We’re spoiled for choice in Kreuzberg. Ride 10 minutes south and you find another park, Hasenheide, a vast green reserve with an incongruous children’s zoo, camels and bulls and the earthy waft of livestock. Further south you find Tempelhof, a decommissioned former West German airport-cum-public-field where folks can ride, rollerblade and fly kites with abandon over tarmac where Berlin’s commercial and military airlines once flew in and out. If you’re up for a ride on the U-Bahn, there’s Grunewald, a forest west of the city where folks once hid from the Nazi regime and the decrepit ruins of a former US Cold War spy station towers on an outlook hill in the middle of it.
Today, we ride out to Treptower Park 20 minutes by bike east of Kreuzberg past the Wall border of old East Berlin. We enter through the park’s southern edge, to an eerie green emptiness; few people here, just slow flitting trees that evoke the isolation of years when this city was carved in two. We ride on through a corridor of oaks until the bike path clears to the glistening sight of the River Spree, its water choppy from regular tourist ferries. We pause a while there on the green banks. A couple floats past in a fibreglass swan. The sky is brilliant and still but for a chimney on the opposite bank pluming thick grey industrial smoke into it. I rip down the bevelled zips of the MONO bag and grip the guitar from the MONO’s sturdy Velcro headlock, the same headlock that delivered this axe in one piece, blemish-free on my ride from Melbourne to Berlin last May. It navigated the stresses of international air travel like a boss, a sweet rock ‘n’ roll sarcophagus. I remember reading somewhere that they throw guitars in these things off tall buildings and if anything, they just get more playable. For an hour or so I hole up by the waterline with HK and strum a few tunes and ogle the boats and the swans and the smoke and feel good about the day.

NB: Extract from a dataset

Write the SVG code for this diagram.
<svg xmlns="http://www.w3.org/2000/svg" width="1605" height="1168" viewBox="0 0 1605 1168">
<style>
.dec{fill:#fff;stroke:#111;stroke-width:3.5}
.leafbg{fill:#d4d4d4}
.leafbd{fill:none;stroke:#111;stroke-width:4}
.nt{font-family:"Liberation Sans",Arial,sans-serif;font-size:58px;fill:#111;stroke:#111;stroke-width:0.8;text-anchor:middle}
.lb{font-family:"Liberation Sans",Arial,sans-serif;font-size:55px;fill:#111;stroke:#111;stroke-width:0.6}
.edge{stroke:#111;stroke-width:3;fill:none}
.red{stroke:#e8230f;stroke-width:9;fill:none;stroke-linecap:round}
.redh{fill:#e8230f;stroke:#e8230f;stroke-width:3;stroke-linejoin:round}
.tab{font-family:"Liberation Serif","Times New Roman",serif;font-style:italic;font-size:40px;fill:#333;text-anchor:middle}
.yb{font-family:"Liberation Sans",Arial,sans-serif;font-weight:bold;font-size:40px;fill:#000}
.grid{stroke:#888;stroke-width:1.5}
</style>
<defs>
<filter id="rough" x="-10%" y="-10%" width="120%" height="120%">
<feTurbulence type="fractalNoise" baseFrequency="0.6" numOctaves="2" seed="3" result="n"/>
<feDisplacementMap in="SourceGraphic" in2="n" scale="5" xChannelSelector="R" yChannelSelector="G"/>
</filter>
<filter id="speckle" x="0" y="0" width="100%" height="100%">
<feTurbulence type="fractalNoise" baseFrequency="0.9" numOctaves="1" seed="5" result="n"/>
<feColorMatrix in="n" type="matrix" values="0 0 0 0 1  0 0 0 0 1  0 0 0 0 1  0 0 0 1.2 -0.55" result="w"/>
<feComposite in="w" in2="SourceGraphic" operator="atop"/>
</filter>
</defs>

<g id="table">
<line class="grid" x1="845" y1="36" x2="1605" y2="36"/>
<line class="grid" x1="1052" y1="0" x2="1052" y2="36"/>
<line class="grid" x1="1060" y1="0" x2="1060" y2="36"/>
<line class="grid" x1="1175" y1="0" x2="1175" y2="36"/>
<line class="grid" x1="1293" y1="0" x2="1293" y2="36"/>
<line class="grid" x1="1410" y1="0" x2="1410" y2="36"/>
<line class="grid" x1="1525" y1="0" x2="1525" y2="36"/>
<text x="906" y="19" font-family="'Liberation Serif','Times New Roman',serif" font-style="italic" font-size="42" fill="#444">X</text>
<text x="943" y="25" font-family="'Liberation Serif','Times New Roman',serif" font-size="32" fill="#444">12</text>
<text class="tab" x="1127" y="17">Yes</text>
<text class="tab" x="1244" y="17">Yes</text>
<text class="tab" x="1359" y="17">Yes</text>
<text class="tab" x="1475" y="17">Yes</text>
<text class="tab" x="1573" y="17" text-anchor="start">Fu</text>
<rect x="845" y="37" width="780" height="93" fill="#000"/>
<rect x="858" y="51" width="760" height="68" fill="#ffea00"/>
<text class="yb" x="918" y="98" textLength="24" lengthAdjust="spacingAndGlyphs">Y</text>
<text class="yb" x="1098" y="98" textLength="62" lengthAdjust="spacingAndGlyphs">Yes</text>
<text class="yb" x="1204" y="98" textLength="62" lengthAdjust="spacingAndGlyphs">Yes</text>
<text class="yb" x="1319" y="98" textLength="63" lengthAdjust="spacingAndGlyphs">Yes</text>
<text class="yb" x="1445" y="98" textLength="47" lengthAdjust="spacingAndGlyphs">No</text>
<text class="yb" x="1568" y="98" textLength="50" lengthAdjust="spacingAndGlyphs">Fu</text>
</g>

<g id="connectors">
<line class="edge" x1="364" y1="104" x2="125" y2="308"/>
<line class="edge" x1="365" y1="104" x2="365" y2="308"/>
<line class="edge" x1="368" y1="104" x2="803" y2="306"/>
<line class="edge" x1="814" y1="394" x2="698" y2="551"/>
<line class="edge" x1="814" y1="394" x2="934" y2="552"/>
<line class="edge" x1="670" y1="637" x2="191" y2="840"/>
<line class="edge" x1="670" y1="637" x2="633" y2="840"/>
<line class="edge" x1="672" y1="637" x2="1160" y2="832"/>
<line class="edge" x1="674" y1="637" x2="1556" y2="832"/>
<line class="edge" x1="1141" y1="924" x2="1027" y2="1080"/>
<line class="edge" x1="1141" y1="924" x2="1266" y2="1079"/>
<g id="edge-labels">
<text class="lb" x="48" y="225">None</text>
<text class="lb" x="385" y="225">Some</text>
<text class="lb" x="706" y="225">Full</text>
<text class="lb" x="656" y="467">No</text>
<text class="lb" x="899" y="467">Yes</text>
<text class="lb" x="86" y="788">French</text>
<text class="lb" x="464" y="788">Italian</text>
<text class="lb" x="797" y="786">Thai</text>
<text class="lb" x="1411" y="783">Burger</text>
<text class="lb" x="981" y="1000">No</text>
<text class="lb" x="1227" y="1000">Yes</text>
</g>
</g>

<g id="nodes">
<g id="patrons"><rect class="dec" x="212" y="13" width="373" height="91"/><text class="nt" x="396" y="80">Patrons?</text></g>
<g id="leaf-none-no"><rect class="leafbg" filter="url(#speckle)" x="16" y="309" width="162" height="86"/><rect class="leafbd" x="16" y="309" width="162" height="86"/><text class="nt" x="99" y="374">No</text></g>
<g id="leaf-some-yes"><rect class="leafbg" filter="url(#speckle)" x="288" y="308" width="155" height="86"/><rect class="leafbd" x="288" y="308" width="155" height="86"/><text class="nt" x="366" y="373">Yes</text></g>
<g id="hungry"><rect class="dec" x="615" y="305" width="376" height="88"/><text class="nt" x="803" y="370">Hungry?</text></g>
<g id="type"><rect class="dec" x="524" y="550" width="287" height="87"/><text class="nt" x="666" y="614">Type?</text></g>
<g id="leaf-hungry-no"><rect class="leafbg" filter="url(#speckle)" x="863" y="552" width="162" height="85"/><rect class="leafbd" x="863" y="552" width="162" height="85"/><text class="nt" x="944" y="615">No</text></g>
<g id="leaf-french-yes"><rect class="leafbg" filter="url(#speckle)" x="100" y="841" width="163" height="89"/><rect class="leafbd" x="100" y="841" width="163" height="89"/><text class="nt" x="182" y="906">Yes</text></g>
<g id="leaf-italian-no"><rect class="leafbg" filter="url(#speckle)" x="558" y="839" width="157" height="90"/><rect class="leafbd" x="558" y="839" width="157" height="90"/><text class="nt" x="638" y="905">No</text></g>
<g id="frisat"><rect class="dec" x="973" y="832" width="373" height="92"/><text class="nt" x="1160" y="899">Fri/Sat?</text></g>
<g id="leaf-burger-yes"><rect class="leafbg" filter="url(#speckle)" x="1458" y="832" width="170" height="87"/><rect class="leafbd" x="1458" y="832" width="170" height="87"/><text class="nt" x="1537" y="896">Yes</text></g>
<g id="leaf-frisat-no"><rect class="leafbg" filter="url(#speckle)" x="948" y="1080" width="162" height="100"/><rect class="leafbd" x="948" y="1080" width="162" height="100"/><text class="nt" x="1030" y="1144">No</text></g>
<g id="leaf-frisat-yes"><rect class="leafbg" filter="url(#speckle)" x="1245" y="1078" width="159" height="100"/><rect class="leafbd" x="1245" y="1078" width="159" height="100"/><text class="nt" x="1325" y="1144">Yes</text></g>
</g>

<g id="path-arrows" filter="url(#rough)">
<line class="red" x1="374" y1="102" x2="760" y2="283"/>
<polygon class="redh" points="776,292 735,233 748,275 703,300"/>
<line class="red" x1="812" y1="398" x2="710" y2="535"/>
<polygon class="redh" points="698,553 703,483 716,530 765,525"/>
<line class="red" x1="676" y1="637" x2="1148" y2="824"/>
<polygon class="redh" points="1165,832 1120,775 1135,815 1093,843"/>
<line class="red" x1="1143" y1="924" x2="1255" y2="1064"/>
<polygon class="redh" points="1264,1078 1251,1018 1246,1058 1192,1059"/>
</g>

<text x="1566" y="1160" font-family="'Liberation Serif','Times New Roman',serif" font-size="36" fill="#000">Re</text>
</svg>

In the distance I see a Ferris wheel. It tells me we’re close to another park, one no longer open to the public. It’s not advertised and it’s not even on the map. I’d not seen it, but I’d heard a lot about its history.
Spreepark opened in the 196os, the first and only amusement park in Soviet-run East Germany. It remained popular through the Cold War but visitors dwindled after the city’s reunification. In 2002 its owner, Norman Witte, flew to Peru to repair some of his attractions and was later imprisoned for attempting to smuggle 180 grams of cocaine back to Berlin inside segments of the Spreepark’s ‘flying carpet’ ride. Spreepark declined into insolvency and for years it has sat there on the banks of the Spree growing mould and rust and eeriness and occasional thrill-seekers who brave the heebies and burly security guards to break in and walk around in it.
We ride past Spreepark’s hodgepodge perimeter fence, peering through barbed wire and sagging mesh. I see rusted train tracks, the decaying yellow and red striped enamel of a fallen big top. An eerie schoolhouse sits dead and boarded-up and I think of Steven King movies and what it might feel like to get stuck out here at night. A man who looks like Jesus passes by, a trio of Goth girls behind him in makeup and chunky-soled shoes. We ride further around to the other side of the fence, the Ferris wheel close now, looming above us. Its empty carriages creak in the sharp wind. We toy with the idea of jumping the fence just as a cordon of security guards appear behind it. I read last week that an arsonist had set fire to the park’s remains, further desecrating what was left.
Jesus-fella is nearby again, snapping pictures. “You guys been inside?” he says. “I was just in there.” He shows pictures. One is of the spot where they shot the film ‘Hanna’; another is of him and the three Goth girls. “Met them just before we went in. I think they got escorted out by security.” Jesus-fella’s name is Kevin, from Jersey, a photographer and musician who lives in Bali. We chat about travel, about how it may be easier to break into Spreepark at night. “If you’re game,” he says, shaking his head, “I’d love to get back in there.” He takes an admiring peep at my MONO bag. We shake hands and wish each other well.
It’s the peak of the day now and the sun is full and the trees of Treptower whisper at us as we careen along the sandy bike track past the Soviet war memorial, built to commemorate 80,000 Russians who fell in the Battle of Berlin. As we turn into Heckmannufer over the canal bridge a man with silver fox hair, dead ringer for David Byrne, stops in his tracks on the side of the road. He turns as I ride past, his eyes wide, glancing at the MONO then at me, and yells out in stilted German-affected English: “Smoke…On…The…Water…Fire…In… The…Sky!” I nod and smile back. The sun is high and soft. The canal water gently ripples as I ride along it. And another set of eyes can’t help but be drawn to the sweet sight of the MONO in flight.
Back in Kreuzberg, the dealers hold their sentry posts by the Görlitzer wall. A crew of crusty punks hole up by the brickwork on Wiener Strasse necking cheap brew. I see Bowser in the ranks, his little dog too. Lunchtime wanderers eat fresh falafels and kebabs and sip tea on outside benches, old men smoking, kids chasing each other.
We lock the bikes up at the apartment. I prise the MONO off my back by the straps. Its veneer is still military-black, though it seems a rogue bird took umbrage at it, or me, somewhere down the Treptower track, a chunky white stain gleaming on the zip pouch where I keep my notebooks and empties. Some call that good luck. I hum ‘Smoke on the Water’ as we ride the lift up to level four, unlock our door and park a while on the balcony to soak up more of the day’s goodness. Kreuzberg streets simmer away below, as our mellow neighbourhood goes about its business.